India on Saturday successfully placed into orbit one more eye in the sky -- a radar imaging earth observation satellite EOS-01 (formerly RISAT-2BR2) -- and nine other foreign satellites in a text book style.
India's new earth observation satellite up in the sky will send good clarity images which will be used for agriculture, forestry and disaster management support, said Indian Space Research Organisation (ISRO), the country's space agency.
The images captured by the satellite will also be used for surveillance purposes while ISRO is silent on this aspect.
The EOS-01 with synthetic aperture radar (SAR) can shoot pictures in all weather conditions.
The satellite can take pictures day and night and will be useful for surveillance as well as civilian activities.
PSLV-C49 takes off
At 3.12 p.m the PSLV-C49 rocket, with lift off weight of 259 ton and standing around 44.4 metres tall with a one-way ticket hurtled itself towards the skies ferrying the EOS-01, which is is a 630 kg earth observation satellite.
Piggybacking on that were the nine foreign satellites from: Lithuania (1-R2, technology demonstrator), Luxembourg (4 maritime application satellites by Kleos Space) and the US (4-Lemur multi mission remote sensing satellites).
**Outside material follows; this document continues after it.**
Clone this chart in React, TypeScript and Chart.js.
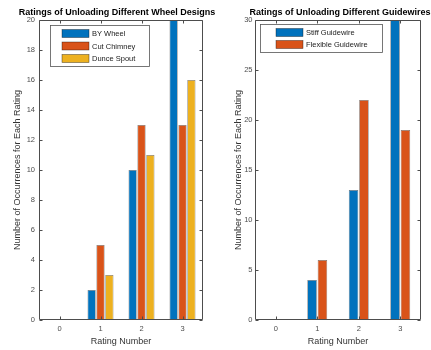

With the fierce orange flame at its tail, the rocket slowly gathered speed and went up while the rocket's engine noise like a rolling thunder adding to the thrill.
At 3.31 p.m. the rocket ejected EOS-01, followed by the nine other foreign satellites.
Cumulatively till date ISRO has put into orbit 328 foreign satellites all for a fee.
The PSLV in normal configuration is a four stage/engine expendable rocket powered by solid and liquid fuels alternatively with six booster motors strapped on to the first stage to give higher thrust during the initial flight moments.
But the 44.4 metre tall PSLV rocket that flew on Saturday was the DL variant having only two strap-booster motors.
This rocket variant was used the first time to put the Microsat R satellite into orbit on January 24, 2019.
The Indian space agency has PSLV variants with two and four strap-on motors, larger PSLV-XL and the Core Alone variant without any strap-on motors.
The choice of the rocket to be used for a mission depends on the weight of the satellite and the orbit where the satellite has to be orbited.